France has various decrets and arrettes regulating diving, to the extend that a PADI certificate is useless.
In France there are strict laws. In practice only divers with CMAS-compliant certifications are free to dive alone, without supervision.
Recreational air diving French regulations applies to dives organized by an entity (commercial or non-profit). They don't apply if you go diving with a group of friends. There is much noise about the possibility for an informal group of friend to be classified as a de facto entity, as far as I know there are only a few cases prosecuted on that basis and none had this argument considered as valid.
The regulation is formulated in terms of competencies (to which depth can you dive with only peers as buddy, to which depth can you dive with a qualified guide, solo diving is not authorized for anybody when the regulation applies). There is a mapping in the regulation from CMAS certification to those competencies and there are non CMAS affiliated French agencies which deliver certifications in term of those competencies. A diver organizer can do their own mapping for other agencies (although only CMAS or french certification may allow you to dive on air between 40 and 60m). There is something arbitrary there and you'll have more difficulty to get recognition of your certification with a non-profit club in a non touristy area than with a commercial charter in on the Mediterranean coast (all of those I know will sell you a PADI or SSI formation as easily as a French one or a pack with both certifications if you ask and pay for it, obviously they will let you dive with it afterwards) but I've been buddied with people having only PADI or SSI certifications delivered outside of France before I got the certification allowing me to be a guide for those who need it.
Being a guide without being an instructor is reserved to french certifications.
To act as a non profit instructor, you need to have a CMAS or a french instructor certification.

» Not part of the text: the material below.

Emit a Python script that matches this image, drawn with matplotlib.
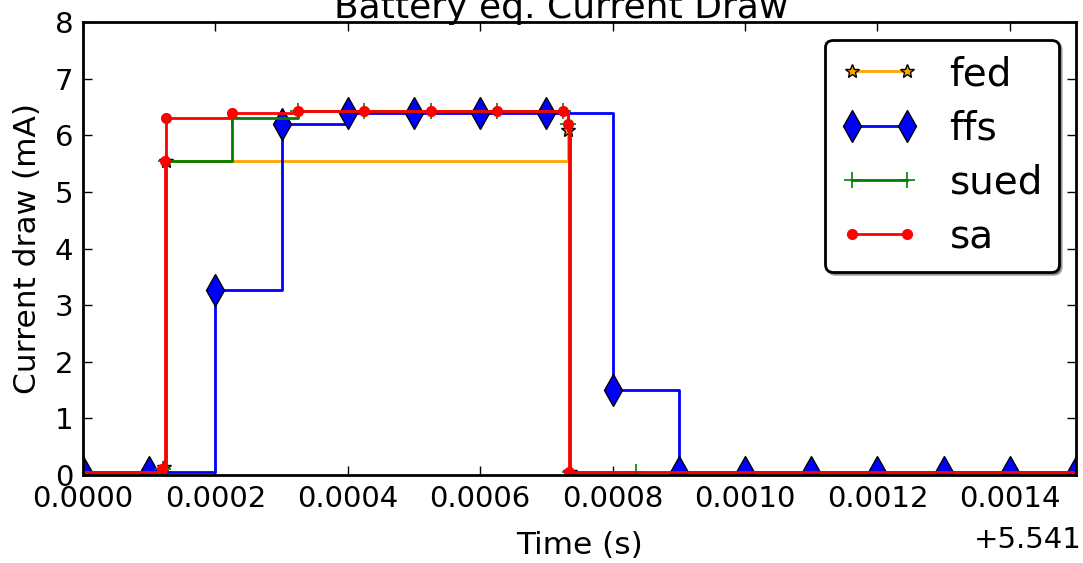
import numpy as np
import matplotlib
matplotlib.use("Agg")
import matplotlib.pyplot as plt

T0 = 5.541

# fed
fed_t = [-0.00005, 0.000122, 0.000125, 0.000733, 0.000735, 0.0016]
fed_i = [0.05, 0.15, 5.55, 6.09, 0.05, 0.05]

# ffs
ffs_t = [0.0, 0.0001, 0.0002, 0.0003, 0.0004, 0.0005, 0.0006, 0.0007,
         0.0008, 0.0009, 0.0010, 0.0011, 0.0012, 0.0013, 0.0014, 0.0015]
ffs_i = [0.05, 0.05, 3.27, 6.2, 6.4, 6.4, 6.4, 6.4,
         1.5, 0.05, 0.05, 0.05, 0.05, 0.05, 0.05, 0.05]

# sued
sued_t = [-0.00005, 0.000121, 0.000125, 0.000225, 0.000325, 0.000425, 0.000525,
          0.000625, 0.000725, 0.000733, 0.000735, 0.000835]
sued_i = [0.05, 0.1, 5.55, 6.3, 6.42, 6.42, 6.42, 6.42, 6.42, 6.2, 0.05, 0.05]

# sa
sa_t = [-0.00005, 0.00012, 0.000124, 0.000125, 0.000225, 0.000325, 0.000425,
        0.000525, 0.000625, 0.000725, 0.000733, 0.000734, 0.0016]
sa_i = [0.05, 0.1, 5.55, 6.3, 6.4, 6.42, 6.42, 6.42, 6.42, 6.42, 6.2, 0.05, 0.05]

xtick_vals = [0.0, 0.0002, 0.0004, 0.0006, 0.0008, 0.0010, 0.0012, 0.0014]
ytick_vals = [0, 1, 2, 3, 4, 5, 6, 7, 8]

plt.rcParams['font.family'] = ['DejaVu Sans']

fig = plt.figure(figsize=(10.83, 5.63), dpi=100, facecolor='white')
ax = fig.add_axes([83/1083, 1 - 475/563, (1076 - 83)/1083, (475 - 22)/563])

lw = 2.0
ax.step(T0 + np.array(fed_t), fed_i, where='post', color='#FFA500', lw=lw,
        marker='*', ms=10, mfc='#FFA500', mec='black', mew=1, label='fed')
ax.step(T0 + np.array(ffs_t), ffs_i, where='post', color='blue', lw=lw,
        marker='d', ms=16, mfc='blue', mec='black', mew=1, label='ffs')
ax.step(T0 + np.array(sued_t), sued_i, where='post', color='green', lw=lw,
        marker='+', ms=11, mec='green', mew=1.2, label='sued')
ax.step(T0 + np.array(sa_t), sa_i, where='post', color='red', lw=lw,
        marker='o', ms=7, mfc='red', mec='red', mew=1, label='sa')

ax.set_xlim(T0, T0 + 0.0015)
ax.set_ylim(0, 8)
ax.set_xticks([T0 + v for v in xtick_vals])
ax.set_yticks(ytick_vals)
fmt = ax.xaxis.get_major_formatter()
fmt.set_useOffset(T0)
ax.xaxis.get_offset_text().set_visible(False)
ax.annotate(f'+{T0:g}', xy=(1.0, 0.0), xycoords='axes fraction',
            xytext=(4, -37), textcoords='offset points',
            ha='right', va='top', fontsize=21)

ax.tick_params(direction='in', top=True, right=True, length=6.5, width=1,
               labelsize=21, pad=7)
for sp in ax.spines.values():
    sp.set_linewidth(2)

ax.set_xlabel('Time (s)', fontsize=22.5, labelpad=13)
ax.set_ylabel('Current draw (mA)', fontsize=22.5, labelpad=9)
ax.set_title('Battery eq. Current Draw', fontsize=26, pad=3, x=0.482)

leg = ax.legend(loc='upper right', fontsize=28, numpoints=2, fancybox=True,
                shadow=True, borderpad=0.4, labelspacing=0.42, handlelength=2,
                handletextpad=0.8, borderaxespad=0.45, framealpha=1)
leg.get_frame().set_edgecolor('black')
leg.get_frame().set_linewidth(2)

fig.savefig('out.png', dpi=100, facecolor='white')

To act as a for profit instructor, you need to have a state delivered certification (I wonder how well that match with EU rules, so maybe you don't really if you are not French and a citizen of an EU country and you qualify to do for profit training in your own country, consult a lawyer specialized in those matter if you really care).
Including Europe.
I'm pretty sure the Netherlands have self-operated air filling stations at popular places for beach diving such as Zealand.